Kootk - How do you check punching shear just at the ends, isn't the punching shear calc usually performed over the entire section? Similar to a P/A + Mc/I type check.

When providing a single curtain of reinforcement is it typical to run the horizontal down the middle and then stagger the vertical every other side to get a little more 'd'?

What min. thickness would allow you to put ties - I'm think at about 9" you could get ties in there (with two curtains of reinf).
 
The punching shear issue is a matter of some debate. Some do in fact do what you've proposed. It doesn't jive well with testing though. Eurocode has provisions that limit the shear perimeter to a three sided thing running 1.5 slab thicknesses along either side of the wall. It's pretty punitive. I've been putting stud rails at the ends of some of my walls lately.

The shear that you need to deal with can be fairly sensitive to your modelling assumptions. At a minimum, I've been assuming that any load coming in from beyond the ends of the walls is dealt with at the ends of the walls. When it's all said and done, I sometimes get better results in unit demising walls by decomposing the walls into two high aspect ratio columns at the ends. 10"x36" or something like that. It works well for punching shear, is predictable in terms of load distribution, doesn't mess with lateral much, and saves a little concrete. Just an idea.

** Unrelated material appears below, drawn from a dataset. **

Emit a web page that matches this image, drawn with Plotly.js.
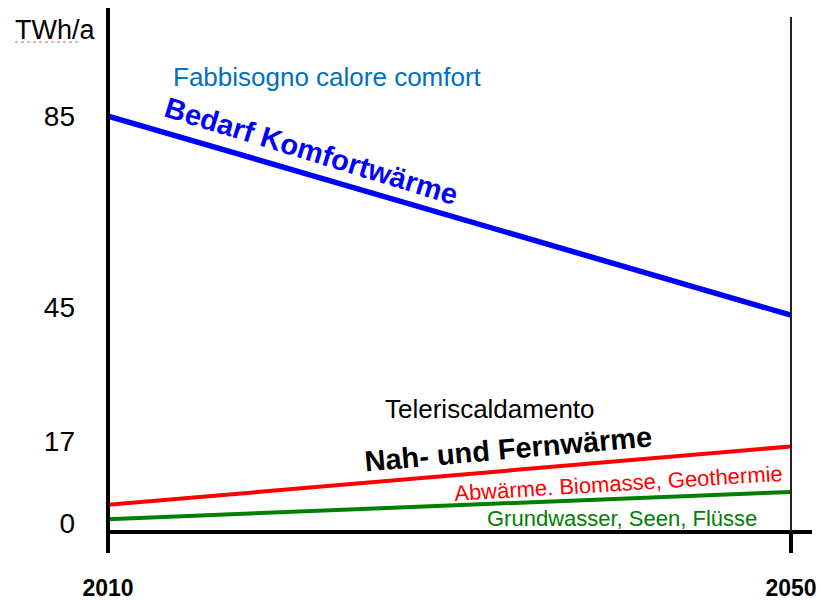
<!DOCTYPE html>
<html>
<head>
<meta charset="utf-8">
<script src="https://cdn.plot.ly/plotly-3.0.1.min.js"></script>
<style>html,body{margin:0;padding:0;background:#fff;}</style>
</head>
<body>
<div id="chart" style="width:821px;height:600px;"></div>
<script>
// ---- data ----
const years = [2010, 2050];
const komfortwaerme = [85, 43.4];     // Bedarf Komfortwärme (TWh/a)
const fernwaerme = [3.8, 16.0];       // Nah- und Fernwärme
const grundwasser = [0.8, 6.5];       // Grundwasser, Seen, Flüsse
const yTickVals = [0, 17, 45, 85];
const yTickText = ['0', '17', '45', '85'];
const xTickVals = [2010, 2050];
const xTickText = ['2010', '2050'];

const FONT = 'Arial, "Liberation Sans", sans-serif';

const traces = [
  {x: years, y: komfortwaerme, mode: 'lines', line: {color: '#0000FF', width: 5.5}, hoverinfo: 'skip'},
  {x: years, y: fernwaerme, mode: 'lines', line: {color: '#FF0000', width: 4}, hoverinfo: 'skip'},
  {x: years, y: grundwasser, mode: 'lines', line: {color: '#008000', width: 4}, hoverinfo: 'skip'}
];

const layout = {
  width: 821, height: 600,
  margin: {l: 108, r: 9, t: 8, b: 68},
  paper_bgcolor: '#fff', plot_bgcolor: '#fff',
  showlegend: false,
  font: {family: FONT, color: '#000'},
  xaxis: {
    range: [2010, 2051.23], showgrid: false, zeroline: false, showline: false,
    tickvals: xTickVals, ticktext: xTickText,
    ticks: 'outside', ticklen: 20, tickwidth: 4, tickcolor: '#000',
    ticklabelstandoff: 15,
    tickfont: {family: FONT, size: 23, color: '#000', weight: 'bold'}
  },
  yaxis: {
    range: [-1.88, 107.56], showgrid: false, zeroline: false, showline: false,
    tickvals: yTickVals, ticktext: yTickText,
    ticks: '', ticklabelstandoff: 32,
    tickfont: {family: FONT, size: 28, color: '#000'}
  },
  shapes: [
    // bottom axis line
    {type: 'line', xref: 'paper', yref: 'paper', x0: 0, x1: 1, y0: 0, y1: 0, line: {color: '#000', width: 4}},
    // left vertical axis line
    {type: 'line', xref: 'paper', yref: 'paper', x0: 0, x1: 0, y0: -0.034, y1: 1, line: {color: '#000', width: 4}},
    // right vertical line at 2050
    {type: 'line', xref: 'x', yref: 'paper', x0: 2050, x1: 2050, y0: 0, y1: 0.983, line: {color: '#222', width: 2}},
    // spellcheck underline under unit
    {type: 'line', xref: 'paper', yref: 'paper', x0: -0.132, x1: -0.04, y0: 0.935, y1: 0.935, line: {color: '#e06060', width: 1, dash: 'dot'}}
  ],
  annotations: [
    {text: 'TWh/a', xref: 'paper', yref: 'paper', x: -0.135, y: 0.958, xanchor: 'left', yanchor: 'middle', showarrow: false,
     font: {family: FONT, size: 27, color: '#000'}},
    {text: 'Fabbisogno calore comfort', xref: 'x', yref: 'y', x: 2022.83, y: 93.15, showarrow: false,
     font: {family: FONT, size: 26, color: '#0070C0'}},
    {text: 'Bedarf Komfortwärme', xref: 'x', yref: 'y', x: 2021.9, y: 77.6, showarrow: false, textangle: 17,
     font: {family: FONT, size: 29, color: '#0000FF', weight: 'bold'}},
    {text: 'Teleriscaldamento', xref: 'x', yref: 'y', x: 2032.37, y: 23.8, showarrow: false,
     font: {family: FONT, size: 26, color: '#000'}},
    {text: 'Nah- und Fernwärme', xref: 'x', yref: 'y', x: 2033.4, y: 15.5, showarrow: false, textangle: -5,
     font: {family: FONT, size: 29, color: '#000', weight: 'bold'}},
    {text: 'Abwärme. Biomasse, Geothermie', xref: 'x', yref: 'y', x: 2039.87, y: 8.15, showarrow: false, textangle: -3.5,
     font: {family: FONT, size: 22, color: '#FF0000'}},
    {text: 'Grundwasser, Seen, Flüsse', xref: 'x', yref: 'y', x: 2040.1, y: 1.04, showarrow: false,
     font: {family: FONT, size: 22, color: '#008000'}}
  ]
};

Plotly.newPlot('chart', traces, layout, {displayModeBar: false, staticPlot: true});
</script>
</body>
</html>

I've never heard of staggering the vertical bars but it's a clever idea. I'm not sure how big of a constructibility issue that would be.

The greatest trick that bond stress ever pulled was convincing the world it didn't exist.
 
Ties are not common in walls, and are best not considered. A problem with very thin walls is getting the concrete compacted. With bars in the middle of a 6" wall, there is not much room for a vibrator. Even with an 8" wall reinforced in both faces, the horizontals need to be in the outer layers to allow adequate space for compaction. Allowance for adequate compaction will prevent your next question...what do we do about honeycombing?
 
When providing a single curtain of reinforcement is it typical to run the horizontal down the middle and then stagger the vertical every other side to get a little more 'd'?

You wouldn't want to do that. Either go single mat or double mat.
Staggering vertical bars is difficult and you are essentially using a double mat of bars anyway as they need to have horizontal bars to tie to for stability anyway I'd think.